$ git checkout master
$ git rebase feature/awesomesauce
State of master branch is...
#PSA
@andrioid quick quick git reset --hard @{u} *phew*
@ellotheth what does the @{u} do?
@andrioid It's a shortcut for @{upstream}, which is a shortcut for whatever the remote tracker is for the current branch. https://git-scm.com/docs/gitrevisions#gitrevisions-emltbranchnamegtupstreamemegemmasterupstreamememuem
In the sample in that tutorial, the user locally rebased "everybody else's" master branch on top of the feature. `git reset --hard @{u}` moves the user's master back to the original location.
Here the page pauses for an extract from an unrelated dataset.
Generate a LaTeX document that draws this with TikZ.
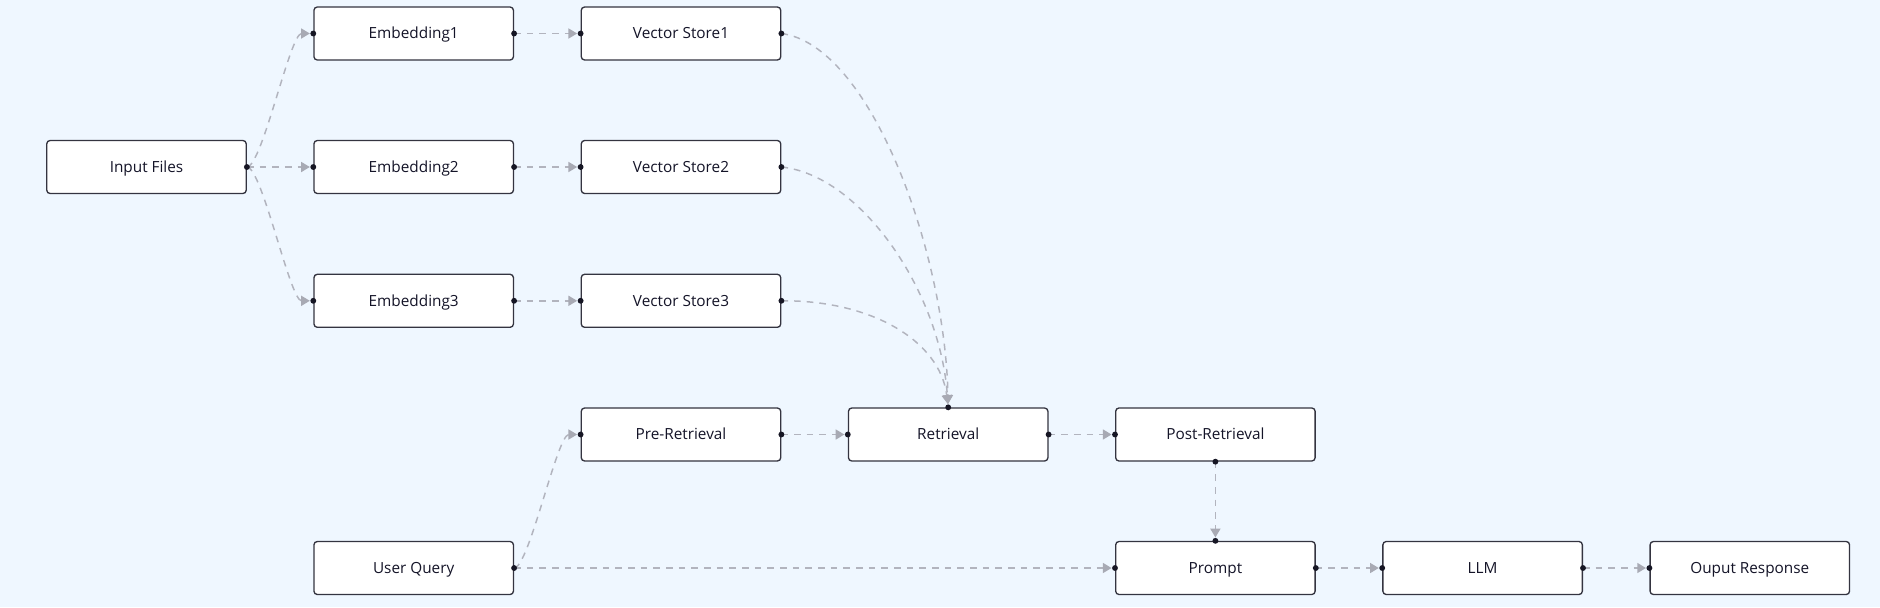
\documentclass[tikz,border=0pt]{standalone}
\usepackage{fontspec}
\setmainfont{Open Sans}
\usetikzlibrary{arrows.meta}
\definecolor{bgc}{RGB}{239,247,255}
\definecolor{boxc}{RGB}{52,52,64}
\definecolor{edgec}{RGB}{178,180,190}
\definecolor{tipc}{RGB}{168,170,180}
\definecolor{dotc}{RGB}{22,22,36}
\definecolor{txtc}{RGB}{20,20,40}
\tikzset{
  box/.style={draw=boxc, fill=white, rounded corners=2.5pt, line width=1pt,
    minimum width=149.6pt, minimum height=39.75pt, inner sep=0pt,
    text height=8.2pt, text depth=0.4pt,
    text=txtc, font=\fontsize{11.5}{14}\selectfont},
  flow/.style={draw=edgec, line width=1.1pt, dash pattern=on 5pt off 4.5pt,
    -{Triangle[length=6.5pt,width=7.5pt,color=tipc]}, shorten >=2.6pt},
  pin/.style={fill=dotc}
}
\begin{document}
\begin{tikzpicture}[x=0.75pt,y=-0.75pt]
\fill[bgc] (0,0) rectangle (1880,607);
\useasboundingbox (0,0) rectangle (1880,607);
% nodes
\node[box] (in)   at (146.5,167)   {Input Files};
\node[box] (e1)   at (413.7,33.5)  {Embedding1};
\node[box] (e2)   at (413.7,167)   {Embedding2};
\node[box] (e3)   at (413.7,300.8) {Embedding3};
\node[box] (v1)   at (681,33.5)    {Vector Store1};
\node[box] (v2)   at (681,167)     {Vector Store2};
\node[box] (v3)   at (681,300.8)   {Vector Store3};
\node[box] (uq)   at (413.7,568)   {User Query};
\node[box] (pre)  at (681,434.5)   {Pre-Retrieval};
\node[box] (ret)  at (948.2,434.5) {Retrieval};
\node[box] (post) at (1215.4,434.5){Post-Retrieval};
\node[box] (pr)   at (1215.4,568)  {Prompt};
\node[box] (llm)  at (1482.6,568)  {LLM};
\node[box] (out)  at (1749.8,568)  {Ouput Response};
% edges
\draw[flow] (in.east) .. controls (262,167) and (290,33.5) .. (e1.west);
\draw[flow] (in.east) -- (e2.west);
\draw[flow] (in.east) .. controls (262,167) and (290,300.8) .. (e3.west);
\draw[flow] (e1.east) -- (v1.west);
\draw[flow] (e2.east) -- (v2.west);
\draw[flow] (e3.east) -- (v3.west);
\draw[flow] (v1.east) .. controls (870,45) and (945,250) .. (ret.north);
\draw[flow] (v2.east) .. controls (860,175) and (940,290) .. (ret.north);
\draw[flow] (v3.east) .. controls (870,300) and (940,340) .. (ret.north);
\draw[flow] (uq.east) .. controls (529,568) and (557,434.5) .. (pre.west);
\draw[flow] (uq.east) -- (pr.west);
\draw[flow] (pre.east) -- (ret.west);
\draw[flow] (ret.east) -- (post.west);
\draw[flow] (post.south) -- (pr.north);
\draw[flow] (pr.east) -- (llm.west);
\draw[flow] (llm.east) -- (out.west);
% connection dots
\foreach \p in {in.east,e1.west,e2.west,e3.west,e1.east,e2.east,e3.east,
  v1.west,v2.west,v3.west,v1.east,v2.east,v3.east,ret.north,uq.east,
  pre.west,pre.east,ret.west,ret.east,post.west,post.south,pr.north,
  pr.west,pr.east,llm.west,llm.east,out.west}
  \fill[pin] (\p) circle[radius=2.2pt];
\end{tikzpicture}
\end{document}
(It wouldn't work if the user had made local commits to master and THEN rebased, or if they had force-pushed their rebase, but there are other options in those cases!)
@ellotheth Gotcha. So something similar to "git rebase origin/master --hard" ?
I love Git for the reason that you are allowed to fuck up locally, and you can save yourself from upstream unless you push.
With subversion, there was a lot of blame thrown around when people messed up common branches.
@andrioid `git reset origin/master --hard`, yes, exactly!
I agree, Git is liberating after Subversion. If you're not sure how something works or what a particular operation will do, you can go always go read the docs--ooorrrrr yolo it and see what happens without affecting anybody else!